* _GOAL_
Sort through the entries below and pull out lines containing the word "this".

* _DATASET EXCERPTS_
>> start

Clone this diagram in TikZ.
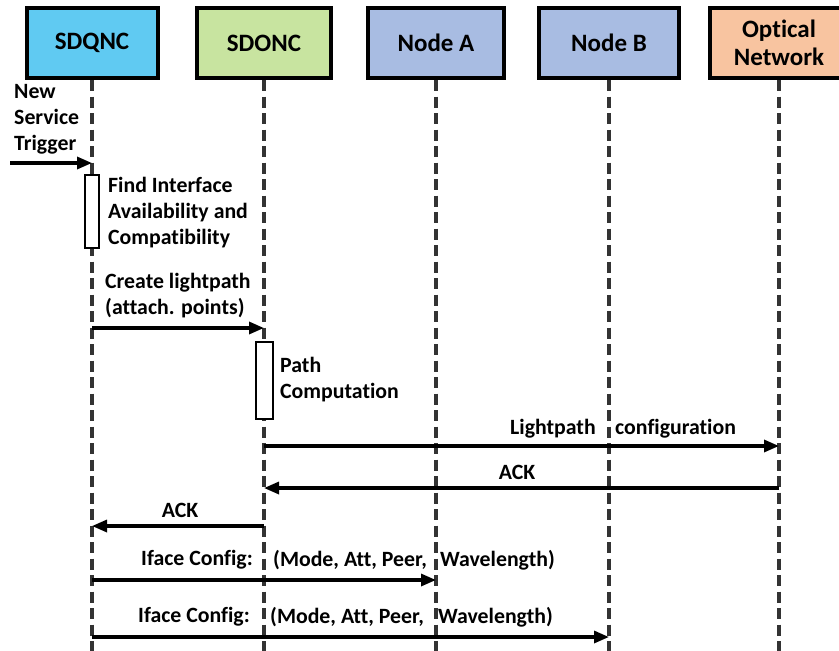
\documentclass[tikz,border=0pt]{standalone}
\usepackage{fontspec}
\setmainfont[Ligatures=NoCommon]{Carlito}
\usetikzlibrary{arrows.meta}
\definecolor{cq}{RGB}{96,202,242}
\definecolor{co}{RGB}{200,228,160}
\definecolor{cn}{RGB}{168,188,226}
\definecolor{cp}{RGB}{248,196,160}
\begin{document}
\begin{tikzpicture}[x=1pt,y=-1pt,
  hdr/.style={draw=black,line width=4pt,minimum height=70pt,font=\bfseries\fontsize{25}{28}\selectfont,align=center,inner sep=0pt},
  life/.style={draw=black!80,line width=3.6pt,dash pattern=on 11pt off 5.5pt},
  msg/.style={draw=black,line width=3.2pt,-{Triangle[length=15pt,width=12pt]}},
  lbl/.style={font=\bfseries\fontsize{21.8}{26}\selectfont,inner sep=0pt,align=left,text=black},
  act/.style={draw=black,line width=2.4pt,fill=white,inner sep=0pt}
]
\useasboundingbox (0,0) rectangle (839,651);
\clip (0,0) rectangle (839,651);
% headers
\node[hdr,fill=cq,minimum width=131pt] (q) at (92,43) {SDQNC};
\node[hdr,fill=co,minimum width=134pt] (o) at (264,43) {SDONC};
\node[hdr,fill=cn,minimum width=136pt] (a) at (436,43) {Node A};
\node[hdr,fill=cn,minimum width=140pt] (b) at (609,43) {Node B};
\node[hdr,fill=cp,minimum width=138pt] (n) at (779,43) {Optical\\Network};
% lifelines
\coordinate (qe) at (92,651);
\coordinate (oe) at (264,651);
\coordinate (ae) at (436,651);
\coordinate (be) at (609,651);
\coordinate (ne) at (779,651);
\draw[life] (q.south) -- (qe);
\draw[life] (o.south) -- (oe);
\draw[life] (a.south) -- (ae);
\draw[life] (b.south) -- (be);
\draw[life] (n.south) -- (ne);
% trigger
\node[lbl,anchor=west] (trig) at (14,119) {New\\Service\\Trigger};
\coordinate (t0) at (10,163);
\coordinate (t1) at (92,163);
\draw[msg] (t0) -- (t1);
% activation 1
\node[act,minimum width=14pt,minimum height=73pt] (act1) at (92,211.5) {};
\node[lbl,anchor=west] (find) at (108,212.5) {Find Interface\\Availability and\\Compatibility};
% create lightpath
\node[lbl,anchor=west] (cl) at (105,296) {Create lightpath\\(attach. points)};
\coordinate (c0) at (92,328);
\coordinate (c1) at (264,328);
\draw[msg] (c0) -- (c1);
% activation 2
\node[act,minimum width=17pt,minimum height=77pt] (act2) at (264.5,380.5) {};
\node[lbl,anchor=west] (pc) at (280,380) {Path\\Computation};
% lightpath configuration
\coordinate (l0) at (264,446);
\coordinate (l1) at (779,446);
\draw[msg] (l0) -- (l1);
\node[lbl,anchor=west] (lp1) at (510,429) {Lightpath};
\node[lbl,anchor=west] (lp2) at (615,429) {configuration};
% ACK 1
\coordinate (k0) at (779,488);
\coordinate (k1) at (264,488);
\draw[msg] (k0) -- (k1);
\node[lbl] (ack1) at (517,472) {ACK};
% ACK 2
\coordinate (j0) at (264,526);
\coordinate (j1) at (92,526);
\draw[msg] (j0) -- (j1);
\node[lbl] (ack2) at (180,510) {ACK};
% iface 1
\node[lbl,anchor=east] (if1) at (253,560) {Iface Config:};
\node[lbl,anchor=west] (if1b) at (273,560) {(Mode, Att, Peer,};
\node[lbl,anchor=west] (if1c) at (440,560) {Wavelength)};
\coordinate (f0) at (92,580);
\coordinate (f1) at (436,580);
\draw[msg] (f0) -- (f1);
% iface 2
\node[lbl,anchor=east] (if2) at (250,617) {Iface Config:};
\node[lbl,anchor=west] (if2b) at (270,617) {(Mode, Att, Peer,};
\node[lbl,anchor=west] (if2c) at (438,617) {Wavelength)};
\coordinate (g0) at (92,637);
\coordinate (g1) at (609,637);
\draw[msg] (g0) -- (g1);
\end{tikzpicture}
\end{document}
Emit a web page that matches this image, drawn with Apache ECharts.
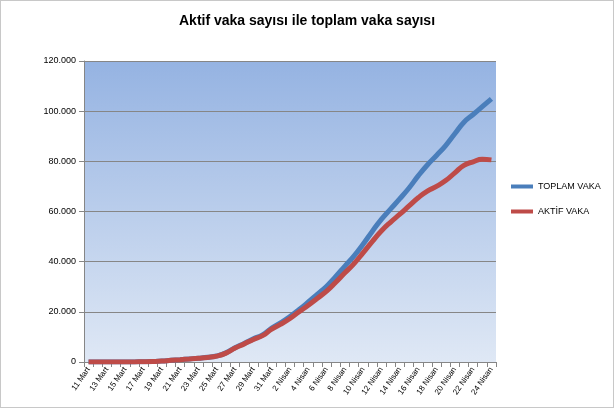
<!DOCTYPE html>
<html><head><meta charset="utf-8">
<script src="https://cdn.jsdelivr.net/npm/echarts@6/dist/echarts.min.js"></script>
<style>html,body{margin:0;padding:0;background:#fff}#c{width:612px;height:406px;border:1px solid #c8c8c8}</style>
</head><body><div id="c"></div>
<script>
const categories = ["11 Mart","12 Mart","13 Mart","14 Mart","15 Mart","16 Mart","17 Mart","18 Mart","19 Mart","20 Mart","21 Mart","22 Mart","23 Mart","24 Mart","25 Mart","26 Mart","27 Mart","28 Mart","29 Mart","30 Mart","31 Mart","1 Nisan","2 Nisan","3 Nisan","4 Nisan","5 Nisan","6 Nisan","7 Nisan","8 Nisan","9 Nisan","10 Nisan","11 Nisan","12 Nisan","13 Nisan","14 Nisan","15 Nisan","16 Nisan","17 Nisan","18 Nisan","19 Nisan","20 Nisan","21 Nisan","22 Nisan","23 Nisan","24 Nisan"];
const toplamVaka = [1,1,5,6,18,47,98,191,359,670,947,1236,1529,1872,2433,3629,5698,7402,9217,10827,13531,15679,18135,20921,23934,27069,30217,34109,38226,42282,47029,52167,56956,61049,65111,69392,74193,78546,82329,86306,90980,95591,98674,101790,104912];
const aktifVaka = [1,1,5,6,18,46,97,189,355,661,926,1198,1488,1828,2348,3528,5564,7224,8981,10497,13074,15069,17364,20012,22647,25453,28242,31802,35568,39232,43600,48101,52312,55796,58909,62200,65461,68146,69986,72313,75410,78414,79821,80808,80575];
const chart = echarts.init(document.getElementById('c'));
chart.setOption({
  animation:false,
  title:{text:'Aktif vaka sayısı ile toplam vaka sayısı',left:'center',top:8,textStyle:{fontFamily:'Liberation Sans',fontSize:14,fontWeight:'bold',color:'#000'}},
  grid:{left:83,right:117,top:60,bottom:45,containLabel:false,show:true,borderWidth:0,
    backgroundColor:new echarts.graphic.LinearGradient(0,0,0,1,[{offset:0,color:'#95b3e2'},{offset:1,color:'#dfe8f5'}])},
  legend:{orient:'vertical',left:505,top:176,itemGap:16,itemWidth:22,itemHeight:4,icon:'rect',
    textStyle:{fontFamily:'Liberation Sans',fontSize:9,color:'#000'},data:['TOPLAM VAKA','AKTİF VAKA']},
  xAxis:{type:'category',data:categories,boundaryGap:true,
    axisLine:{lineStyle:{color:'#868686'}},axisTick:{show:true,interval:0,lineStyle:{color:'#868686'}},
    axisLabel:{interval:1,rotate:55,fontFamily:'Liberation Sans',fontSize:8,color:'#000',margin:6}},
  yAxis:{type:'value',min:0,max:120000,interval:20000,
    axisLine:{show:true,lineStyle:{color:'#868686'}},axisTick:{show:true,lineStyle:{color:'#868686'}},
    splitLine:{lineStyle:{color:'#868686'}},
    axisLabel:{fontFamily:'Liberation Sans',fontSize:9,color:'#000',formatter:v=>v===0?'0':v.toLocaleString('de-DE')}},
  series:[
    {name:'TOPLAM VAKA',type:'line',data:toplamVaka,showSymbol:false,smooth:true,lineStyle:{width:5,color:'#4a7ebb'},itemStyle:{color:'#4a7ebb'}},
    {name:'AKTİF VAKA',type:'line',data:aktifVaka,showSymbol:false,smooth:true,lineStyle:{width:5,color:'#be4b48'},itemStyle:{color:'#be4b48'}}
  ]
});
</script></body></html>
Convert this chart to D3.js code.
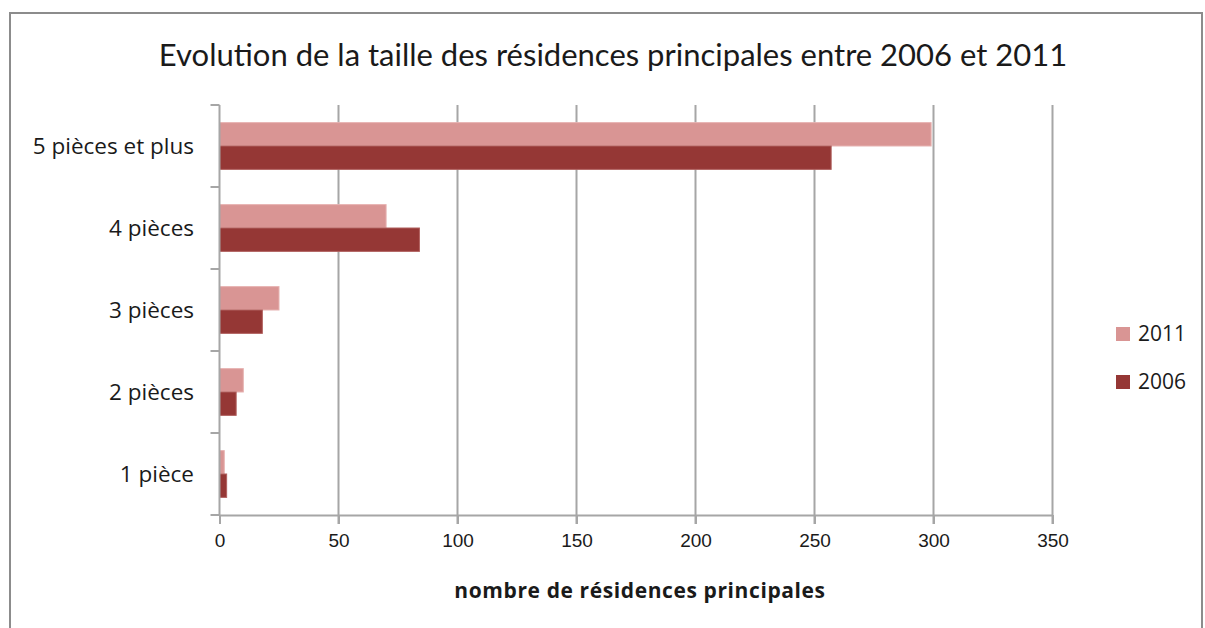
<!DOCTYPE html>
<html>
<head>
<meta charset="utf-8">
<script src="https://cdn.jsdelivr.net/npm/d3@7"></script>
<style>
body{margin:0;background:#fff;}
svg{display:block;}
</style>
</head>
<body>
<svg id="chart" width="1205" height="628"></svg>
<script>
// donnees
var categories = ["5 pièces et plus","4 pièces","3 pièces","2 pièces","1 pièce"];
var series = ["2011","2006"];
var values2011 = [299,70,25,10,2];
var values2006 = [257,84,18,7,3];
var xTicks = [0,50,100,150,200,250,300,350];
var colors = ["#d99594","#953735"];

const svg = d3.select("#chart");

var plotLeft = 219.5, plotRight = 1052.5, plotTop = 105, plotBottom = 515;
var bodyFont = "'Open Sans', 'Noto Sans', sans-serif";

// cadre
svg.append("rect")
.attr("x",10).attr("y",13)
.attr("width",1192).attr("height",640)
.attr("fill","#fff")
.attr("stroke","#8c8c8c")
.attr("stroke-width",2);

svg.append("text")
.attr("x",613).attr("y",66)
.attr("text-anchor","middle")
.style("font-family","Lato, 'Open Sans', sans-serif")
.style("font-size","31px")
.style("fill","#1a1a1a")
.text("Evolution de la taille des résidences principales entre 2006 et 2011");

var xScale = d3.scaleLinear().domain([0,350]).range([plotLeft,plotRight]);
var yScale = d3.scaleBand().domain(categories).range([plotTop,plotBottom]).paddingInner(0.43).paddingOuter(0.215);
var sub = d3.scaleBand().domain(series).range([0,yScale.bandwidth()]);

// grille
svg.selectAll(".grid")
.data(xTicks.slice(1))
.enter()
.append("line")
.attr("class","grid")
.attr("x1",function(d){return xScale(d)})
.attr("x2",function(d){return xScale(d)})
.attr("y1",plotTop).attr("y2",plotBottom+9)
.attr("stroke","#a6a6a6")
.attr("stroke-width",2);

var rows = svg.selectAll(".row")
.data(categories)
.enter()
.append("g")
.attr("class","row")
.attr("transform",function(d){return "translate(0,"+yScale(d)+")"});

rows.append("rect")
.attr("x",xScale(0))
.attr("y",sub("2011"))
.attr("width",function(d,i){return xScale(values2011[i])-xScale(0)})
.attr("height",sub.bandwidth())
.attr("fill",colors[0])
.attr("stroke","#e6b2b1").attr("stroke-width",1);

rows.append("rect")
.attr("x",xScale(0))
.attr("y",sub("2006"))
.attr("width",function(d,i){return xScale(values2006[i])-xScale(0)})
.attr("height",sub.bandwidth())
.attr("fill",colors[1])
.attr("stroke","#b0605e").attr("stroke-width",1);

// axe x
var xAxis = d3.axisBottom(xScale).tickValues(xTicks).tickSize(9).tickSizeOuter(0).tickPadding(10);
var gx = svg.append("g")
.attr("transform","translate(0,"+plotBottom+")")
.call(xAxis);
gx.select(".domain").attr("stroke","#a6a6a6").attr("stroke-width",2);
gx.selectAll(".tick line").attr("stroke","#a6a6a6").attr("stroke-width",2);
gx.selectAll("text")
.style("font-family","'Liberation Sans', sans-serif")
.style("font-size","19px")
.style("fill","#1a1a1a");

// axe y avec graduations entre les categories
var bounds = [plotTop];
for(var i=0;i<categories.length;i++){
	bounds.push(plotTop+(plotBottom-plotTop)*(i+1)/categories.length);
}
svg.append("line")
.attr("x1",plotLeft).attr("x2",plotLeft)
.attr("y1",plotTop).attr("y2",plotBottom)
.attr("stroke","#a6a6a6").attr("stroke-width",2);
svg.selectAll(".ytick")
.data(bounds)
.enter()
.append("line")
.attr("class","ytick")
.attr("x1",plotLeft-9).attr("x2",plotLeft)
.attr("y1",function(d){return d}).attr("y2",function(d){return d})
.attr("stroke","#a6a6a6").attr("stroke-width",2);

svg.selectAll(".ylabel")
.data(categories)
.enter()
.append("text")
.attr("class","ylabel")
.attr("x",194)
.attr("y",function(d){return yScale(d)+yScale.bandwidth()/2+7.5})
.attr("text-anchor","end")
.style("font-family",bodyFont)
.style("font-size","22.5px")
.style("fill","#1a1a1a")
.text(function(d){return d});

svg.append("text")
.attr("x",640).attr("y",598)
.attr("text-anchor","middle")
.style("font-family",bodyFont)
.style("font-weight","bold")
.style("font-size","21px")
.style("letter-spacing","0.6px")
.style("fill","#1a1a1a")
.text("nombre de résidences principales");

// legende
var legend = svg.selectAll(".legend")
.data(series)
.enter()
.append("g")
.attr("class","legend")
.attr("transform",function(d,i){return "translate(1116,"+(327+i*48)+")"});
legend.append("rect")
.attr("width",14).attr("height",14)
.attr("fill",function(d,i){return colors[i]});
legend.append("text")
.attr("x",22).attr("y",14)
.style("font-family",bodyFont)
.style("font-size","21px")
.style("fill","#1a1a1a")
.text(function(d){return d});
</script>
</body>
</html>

>> end

* _TASK RESULT_
Clone this diagram in TikZ.
Emit a web page that matches this image, drawn with Apache ECharts.
Convert this chart to D3.js code.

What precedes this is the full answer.